Expert opinions on this know-how vary. “The positive aspect about this bill is the emphasis on protection of surrogate mothers, and the negative one is that there is nothing about protection for the genetic parents and children. In fact, Ukraine ranks with the world’s leading surrogacy countries. If surrogacy starts being financed by the central budget — as the bill proposes — Ukraine will become the world’s first country to support surrogacy from the central budget. In Europe, surrogate mothers are legally allowed in the UK and Greece, also in Russia, Canada and the US. In other countries surrogacy is prohibited for ethical reasons,” says Zukin.

Ukrainian legislation in regard to surrogacy is considered to be among the most liberal ones the world over. There are shortcomings. Kyiv-based lawyer Vadym Nastoiashchy, CEO, Euroconsulting, points out that only an infertile legally married couple has the surrogacy right, which is discriminatory with regard to the reproductive rights of unmarried women and common-law couples. Accordingly, this also reduces the number of potential surrogate mothers and the surrogacy market demand. Canadian legislation is even more liberal. It allows even homosexual couples (there are quite a few of them there) to hire surrogate mothers.

Foreigners visit Ukraine in search of surrogate mothers. “Married couples from abroad make up about 50 percent (of the sum total of surrogacy cycles),” says Zukin. Nastoiashchy points out that people are coming from all over Europe because it’s a short trip to Ukraine, but that his own statistics read that the Ukrainian-nationals to foreigners ratio is 80 percent by 20 percent.

Ukrainian couples that are determined to have children are not scared by the formidable prices. Morozova says that some couples refuse to buy a car and spend about the same money to hire a surrogate mother. All surrogacy procedures are quite expensive, including over 60,000 hryvnias worth of medical services and the sum due the surrogate mother that ranges from USD 6,000–15,000. Zukin adds that “some surrogate mothers charge about 25,000 dollars, but I don’t believe that such proposals are realistic.”
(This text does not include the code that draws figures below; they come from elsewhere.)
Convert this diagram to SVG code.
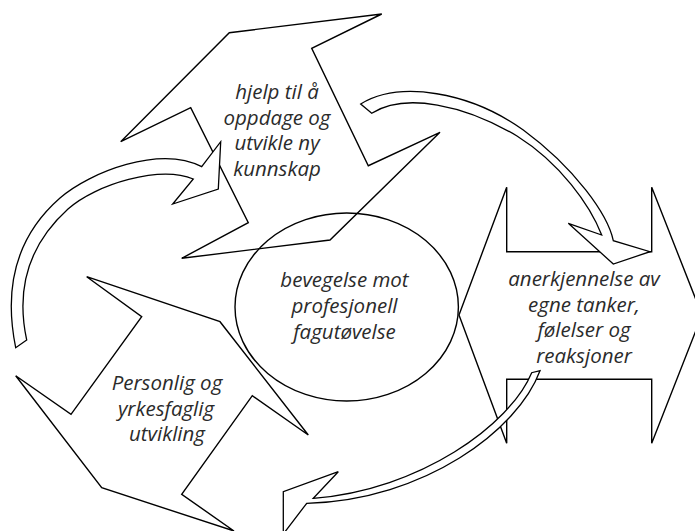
<svg xmlns="http://www.w3.org/2000/svg" width="695" height="531" viewBox="0 0 695 531">
<style>
.shape{fill:none;stroke:#000;stroke-width:1.4;stroke-linejoin:miter}
.curve{fill:#fff;stroke:#000;stroke-width:1.3;stroke-linejoin:miter}
.lbl{font-family:"Open Sans","DejaVu Sans",sans-serif;font-style:italic;font-size:20.5px;fill:#2b2b2b;text-anchor:middle}
</style>
<rect width="695" height="531" fill="#fff"/>
<g id="node-top">
<polygon class="shape" points="381.7,14 311.7,48.3 368.3,165.7 440,132.3 330,240 181.7,258.3 248.3,222.7 190.7,107.7 120.7,141.7 229.3,32.7"/>
<text class="lbl" x="277" y="99">hjelp til å</text>
<text class="lbl" x="277" y="124.7">oppdage og</text>
<text class="lbl" x="277" y="150.3">utvikle ny</text>
<text class="lbl" x="277" y="176">kunnskap</text>
</g>
<g id="node-right">
<polygon class="shape" points="459,315 506.7,187.3 506.7,251.7 651.7,251.7 651.7,187.3 702,315 651.7,443.3 651.7,379.3 506.7,379.3 506.7,443.3"/>
<text class="lbl" x="584" y="286">anerkjennelse av</text>
<text class="lbl" x="584" y="311.7">egne tanker,</text>
<text class="lbl" x="584" y="337.4">følelser og</text>
<text class="lbl" x="584" y="363.3">reaksjoner</text>
</g>
<g id="node-left">
<polygon class="shape" points="86.7,276.7 220,321.7 308.3,435 252.3,395.7 181.7,494.3 234,531 101.7,487.7 15.7,375.7 71,414.3 141.7,316.7"/>
<text class="lbl" x="167" y="390">Personlig og</text>
<text class="lbl" x="166" y="415.5">yrkesfaglig</text>
<text class="lbl" x="167" y="441">utvikling</text>
</g>
<g id="node-center">
<ellipse class="shape" cx="346.7" cy="307" rx="111.7" ry="94"/>
<text class="lbl" x="344.5" y="287.3">bevegelse mot</text>
<text class="lbl" x="344.5" y="313.3">profesjonell</text>
<text class="lbl" x="344.5" y="339.3">fagutøvelse</text>
</g>
<g id="connectors">
<path class="curve" d="M15.7,347.7 C5,295 12,240 60,198 C90,172 160,145 201.7,166.7 L220.7,141.7 L218.3,189 L172.7,204 L193.3,179 C160,165 96,184 68,209 C25,248 17,295 26.7,340 Z"/>
<path class="curve" d="M360.7,104 C400,80 470,92 523.3,130 C575,168 608,215 613.3,240.7 L650,251.7 L613.3,264 L568.3,223.3 L601.7,235 C590,205 560,163 517,136 C465,105 405,92 371.7,113.3 Z"/>
<path class="curve" d="M531.7,372.7 C510,425 420,490 313.3,498.3 L338.3,471.7 L283.3,491.7 L283.3,534 L306.7,503.3 C425,500 518,430 540,370.7 Z"/>
</g>
</svg>
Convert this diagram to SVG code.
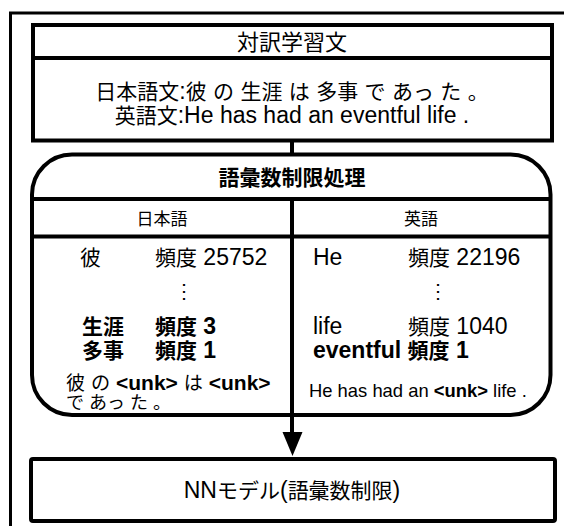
<svg xmlns="http://www.w3.org/2000/svg" width="564" height="526" viewBox="0 0 564 526">
<style>
text{font-family:"Liberation Sans","Noto Sans CJK JP",sans-serif;fill:#000}
.b{font-weight:bold}
.j{font-size:0.913em}
.box{fill:#fff;stroke:#000;stroke-width:4}
.ln{stroke:#000;stroke-width:4;fill:none}
.mid{text-anchor:middle}
</style>
<rect width="564" height="526" fill="#fff"/>
<g id="frame"><path d="M10.5,526 V13 H564" fill="none" stroke="#000" stroke-width="3"/></g>
<g id="corpus">
<rect class="box" x="33" y="25" width="519" height="115.5"/>
<line class="ln" x1="33" y1="58" x2="552" y2="58"/>
<text class="mid" x="292" y="50" font-size="22">対訳学習文</text>
<text class="mid" x="292" y="99" font-size="23"><tspan class="j">日本語文</tspan>:<tspan class="j">彼</tspan> <tspan class="j">の</tspan> <tspan class="j">生涯</tspan> <tspan class="j">は</tspan> <tspan class="j">多事</tspan> <tspan class="j">で</tspan> <tspan class="j">あっ</tspan> <tspan class="j">た</tspan> <tspan class="j">。</tspan></text>
<text class="mid" x="292" y="123" font-size="23"><tspan class="j">英語文</tspan>:He has had an eventful life .</text>
</g>
<g id="vocab">
<rect class="box" x="32" y="154.5" width="518.5" height="260.5" rx="40" ry="40"/>
<line class="ln" x1="32" y1="199" x2="550.5" y2="199"/>
<line class="ln" x1="32" y1="236.5" x2="550.5" y2="236.5"/>
<text class="mid b" x="292" y="185" font-size="21">語彙数制限処理</text>
<text class="mid" x="162" y="225" font-size="17">日本語</text>
<text class="mid" x="421" y="225" font-size="17">英語</text>
<text x="80" y="265" font-size="21">彼</text>
<text x="155" y="265" font-size="23"><tspan class="j">頻度</tspan> 25752</text>
<text x="174" y="298" font-size="20">⋮</text>
<text class="b" x="82" y="334" font-size="21">生涯</text>
<text class="b" x="155" y="334" font-size="23"><tspan class="j">頻度</tspan> 3</text>
<text class="b" x="82" y="358" font-size="21">多事</text>
<text class="b" x="155" y="358" font-size="23"><tspan class="j">頻度</tspan> 1</text>
<text x="66" y="390" font-size="21"><tspan class="j">彼</tspan> <tspan class="j">の</tspan> <tspan class="b">&lt;unk&gt;</tspan> <tspan class="j">は</tspan> <tspan class="b">&lt;unk&gt;</tspan></text>
<text x="66" y="409" font-size="18">で あっ た 。</text>
<text x="313" y="265" font-size="23">He</text>
<text x="408" y="265" font-size="23"><tspan class="j">頻度</tspan> 22196</text>
<text x="428" y="298" font-size="20">⋮</text>
<text x="313" y="334" font-size="23">life</text>
<text x="408" y="334" font-size="23"><tspan class="j">頻度</tspan> 1040</text>
<text class="b" x="313" y="358" font-size="23">eventful <tspan class="j">頻度</tspan> 1</text>
<text x="309" y="397" font-size="18.4">He has had an <tspan class="b">&lt;unk&gt;</tspan> life .</text>
</g>
<g id="model">
<rect class="box" x="31" y="459" width="524" height="62" rx="2"/>
<text class="mid" x="292" y="498" font-size="23">NN<tspan class="j">モデル</tspan>(<tspan class="j">語彙数制限</tspan>)</text>
</g>
<g id="connectors">
<line class="ln" x1="292" y1="140" x2="292" y2="155"/>
<line class="ln" x1="292" y1="199" x2="292" y2="434"/>
<polygon points="282.5,432 302.5,432 292.5,456" fill="#000"/>
</g>
</svg>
Surrogacy also faces a moral and ethical problem, considering that the surrogate mother parts with her child, whom she carried in her womb for nine months. On the one hand, she does the good thing, giving birth to a child, but on the other hand she is paid for this.

The psychotherapist Larysa Didkovska, Ph.D. (Psychology), from Lviv has dealt with three women involved in surrogacy and says that this ethical problem can be solved: “What we have here is a moral component, namely the gratitude of people who will enjoy their parenthood. This explanation will serve as a moral compensation for the surrogate mother.” And she doesn’t idealize surrogacy: “This is what I’d rather describe as a life adjustment, both for the married couple and the surrogate mother.”